Ebenfalls auf Eis liegt derzeit ein Freihandelsabkommen mit Kanadas Nachbarn, den Vereinigten Staaten. Die Transatlantische Handels- und Investitionspartnerschaft (TTIP) erregte eine große mediale Aufmerksamkeit und wurde insbesondere für ihre intransparenten Verhandlungsprozesse kritisiert. Auch hier geht es im Kern um den Abbau von Handelszöllen. Wie bei den Abkommen mit dem Mercosur oder Kanada stellen sich auch hier Fragen der Umweltverträglichkeit und des Verbraucherschutzes.

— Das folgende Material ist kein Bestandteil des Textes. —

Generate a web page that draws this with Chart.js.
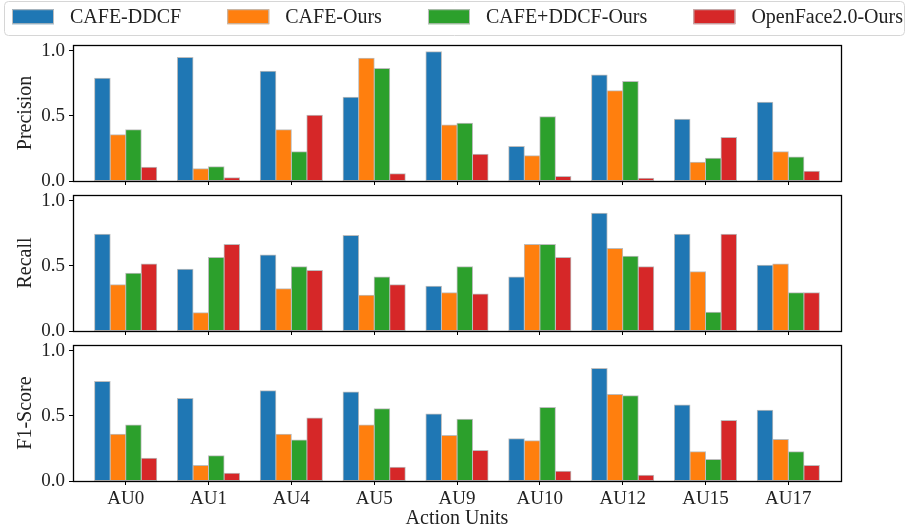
<!DOCTYPE html>
<html>
<head>
<meta charset="utf-8">
<script src="https://cdn.jsdelivr.net/npm/chart.js@4/dist/chart.umd.min.js"></script>
<style>
  html, body { margin: 0; padding: 0; background: #fff; }
  #wrap { position: relative; width: 907px; height: 531px; overflow: hidden; }
  .c { position: absolute; left: 0; }
</style>
</head>
<body>
<div id="wrap">
  <canvas id="c1" class="c" width="907" height="200" style="top:0px"></canvas>
  <canvas id="c2" class="c" width="907" height="180" style="top:170px"></canvas>
  <canvas id="c3" class="c" width="907" height="211" style="top:320px"></canvas>
</div>
<script>
// ---- data ----
const categories = ['AU0', 'AU1', 'AU4', 'AU5', 'AU9', 'AU10', 'AU12', 'AU15', 'AU17'];
const seriesNames = ['CAFE-DDCF', 'CAFE-Ours', 'CAFE+DDCF-Ours', 'OpenFace2.0-Ours'];
const seriesColors = ['#1f77b4', '#ff7f0e', '#2ca02c', '#d62728'];

const precisionCafeDdcf   = [0.79, 0.95, 0.845, 0.645, 0.995, 0.265, 0.815, 0.475, 0.605];
const precisionCafeOurs   = [0.355, 0.095, 0.395, 0.945, 0.43, 0.195, 0.695, 0.145, 0.225];
const precisionCombOurs   = [0.395, 0.11, 0.225, 0.865, 0.445, 0.495, 0.765, 0.175, 0.185];
const precisionOpenFace   = [0.105, 0.025, 0.505, 0.055, 0.205, 0.035, 0.022, 0.335, 0.075];

const recallCafeDdcf      = [0.745, 0.475, 0.585, 0.735, 0.345, 0.415, 0.905, 0.745, 0.505];
const recallCafeOurs      = [0.355, 0.14, 0.325, 0.275, 0.295, 0.665, 0.635, 0.455, 0.515];
const recallCombOurs      = [0.445, 0.565, 0.495, 0.415, 0.495, 0.665, 0.575, 0.145, 0.295];
const recallOpenFace      = [0.515, 0.665, 0.465, 0.355, 0.285, 0.565, 0.495, 0.745, 0.295];

const f1CafeDdcf          = [0.765, 0.635, 0.695, 0.685, 0.515, 0.325, 0.865, 0.585, 0.545];
const f1CafeOurs          = [0.36, 0.12, 0.36, 0.43, 0.35, 0.31, 0.665, 0.225, 0.32];
const f1CombOurs          = [0.43, 0.195, 0.315, 0.555, 0.475, 0.565, 0.655, 0.165, 0.225];
const f1OpenFace          = [0.175, 0.06, 0.485, 0.105, 0.235, 0.075, 0.045, 0.465, 0.12];

const yTickValues = [0.0, 0.5, 1.0];
const yTitles = ['Precision', 'Recall', 'F1-Score'];
const xTitle = 'Action Units';

// ---- styling ----
const FONT = "'Liberation Serif', 'Times New Roman', serif";
const TXT = '#222';

function makeDatasets(arrs) {
  return arrs.map((vals, s) => ({
    label: seriesNames[s],
    data: vals.map((v, i) => ({ x: i, y: v })),
    backgroundColor: seriesColors[s],
    borderColor: '#bdbdbd',
    borderWidth: 1,
    borderSkipped: false,
    inflateAmount: 0.5,
    categoryPercentage: 0.75,
    barPercentage: 1.0
  }));
}

const frameBox = {
  id: 'frameBox',
  afterDatasetsDraw(chart) {
    const a = chart.chartArea, ctx = chart.ctx;
    ctx.save();
    ctx.strokeStyle = '#000';
    ctx.lineWidth = 1.3;
    ctx.strokeRect(Math.round(a.left) + 0.5, Math.round(a.top) + 0.5,
                   Math.round(a.right - a.left), Math.round(a.bottom - a.top));
    ctx.restore();
  }
};

// Legend drawn from the chart's own datasets, laid out like matplotlib's "expand" mode
const expandLegend = {
  id: 'expandLegend',
  afterDraw(chart, args, o) {
    if (!o.show) return;
    const ctx = chart.ctx;
    // frame
    const x = 4.5, y = 1.5, w = 900, h = 34, r = 4;
    ctx.save();
    ctx.strokeStyle = '#d6d6d6';
    ctx.lineWidth = 1;
    ctx.beginPath();
    ctx.moveTo(x + r, y);
    ctx.arcTo(x + w, y, x + w, y + h, r);
    ctx.arcTo(x + w, y + h, x, y + h, r);
    ctx.arcTo(x, y + h, x, y, r);
    ctx.arcTo(x, y, x + w, y, r);
    ctx.closePath();
    ctx.stroke();
    // items
    ctx.font = "20px " + FONT;
    ctx.textBaseline = 'middle';
    ctx.textAlign = 'left';
    const sw = 42, sh = 15, gapText = 16;
    const ds = chart.data.datasets;
    const widths = ds.map(d => sw + gapText + ctx.measureText(d.label).width);
    const x0 = 12, x1 = 903;
    const gap = (x1 - x0 - widths.reduce((a, b) => a + b, 0)) / (ds.length - 1);
    let cx = x0;
    const cy = 16.7;
    ds.forEach((d, i) => {
      ctx.fillStyle = d.backgroundColor;
      ctx.fillRect(cx, cy - sh / 2, sw, sh);
      ctx.strokeStyle = '#bdbdbd';
      ctx.strokeRect(cx + 0.5, cy - sh / 2 + 0.5, sw - 1, sh - 1);
      ctx.fillStyle = TXT;
      ctx.fillText(d.label, cx + sw + gapText, cy + 1);
      cx += widths[i] + gap;
    });
    ctx.restore();
  }
};

function makeChart(id, arrs, yTitle, opts) {
  const showLabels = opts.showLabels;
  return new Chart(document.getElementById(id), {
    type: 'bar',
    data: { datasets: makeDatasets(arrs) },
    options: {
      responsive: false,
      animation: false,
      devicePixelRatio: 1,
      layout: { padding: { top: opts.padTop, left: 0, right: 0, bottom: 0 } },
      plugins: {
        legend: { display: false },
        tooltip: { enabled: false },
        expandLegend: { show: !!opts.legend }
      },
      scales: {
        x: {
          type: 'linear',
          position: 'bottom',
          offset: false,
          min: -0.636, max: 8.636,
          afterBuildTicks: s => { s.ticks = categories.map((c, i) => ({ value: i })); },
          afterFit: s => { s.height = opts.xHeight; },
          ticks: {
            display: showLabels,
            autoSkip: false,
            maxRotation: 0,
            padding: 3,
            color: TXT,
            font: { family: FONT, size: 19 },
            callback: v => categories[v]
          },
          grid: { display: true, offset: false, drawOnChartArea: false, drawTicks: true, tickLength: 4, color: '#000', lineWidth: 1 },
          border: { display: false },
          title: {
            display: showLabels,
            text: xTitle,
            color: TXT,
            font: { family: FONT, size: 20 },
            padding: { top: 0, bottom: 0 }
          }
        },
        y: {
          position: 'left',
          min: 0, max: 1.046,
          stacked: false,
          afterBuildTicks: s => { s.ticks = yTickValues.map(v => ({ value: v })); },
          afterFit: s => { s.width = 73; },
          ticks: {
            padding: 4,
            color: TXT,
            font: { family: FONT, size: 19 },
            callback: v => Number(v).toFixed(1)
          },
          grid: { display: true, drawOnChartArea: false, drawTicks: true, tickLength: 4, color: '#000', lineWidth: 1 },
          border: { display: false },
          title: {
            display: true,
            text: yTitle,
            color: TXT,
            font: { family: FONT, size: 20 },
            padding: { top: 14, bottom: 0 }
          }
        },
        yr: {
          position: 'right',
          display: true,
          afterFit: s => { s.width = 66; },
          ticks: { display: false },
          grid: { display: false },
          border: { display: false }
        }
      }
    },
    plugins: [frameBox, expandLegend]
  });
}

makeChart('c1', [precisionCafeDdcf, precisionCafeOurs, precisionCombOurs, precisionOpenFace], yTitles[0],
  { padTop: 45, xHeight: 19, legend: true, showLabels: false });
makeChart('c2', [recallCafeDdcf, recallCafeOurs, recallCombOurs, recallOpenFace], yTitles[1],
  { padTop: 25, xHeight: 19, legend: false, showLabels: false });
makeChart('c3', [f1CafeDdcf, f1CafeOurs, f1CombOurs, f1OpenFace], yTitles[2],
  { padTop: 25, xHeight: 50, legend: false, showLabels: true });
</script>
</body>
</html>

Ein Abkommen mit Japan ist hingegen seit 1. Jänner 2019 in Kraft, wenn auch nicht ganz vollständig. Das Economic Partnership Agreement – oft auch JEFTA – war sogar das Erste seiner Art, das sich zu den Zielen des Pariser Klimaabkommens bekannte. Globalisierungskritiker bemängeln auch bei der Aushandlung hierzu fehlende Transparenz.

 

Die EU unterhält zurzeit zahlreiche Handelsabkommen mit Ländern wie Vietnam, Südafrika oder Ukraine;  indes verhandelt man aber beispielsweise mit Australien und Neuseeland derer mehr. Die Kritik und Sorgen im Zusammenhang mit der aktuellen Freihandelspolitik sind berechtigt. Dennoch sieht sich die Europäische Union zusehends gezwungen, auf die zunehmende Abschottungspolitik von Seiten der USA zu antworten und ein Zeichen zu setzen gegen die momentane Tendenz hin zu mehr Protektionismus.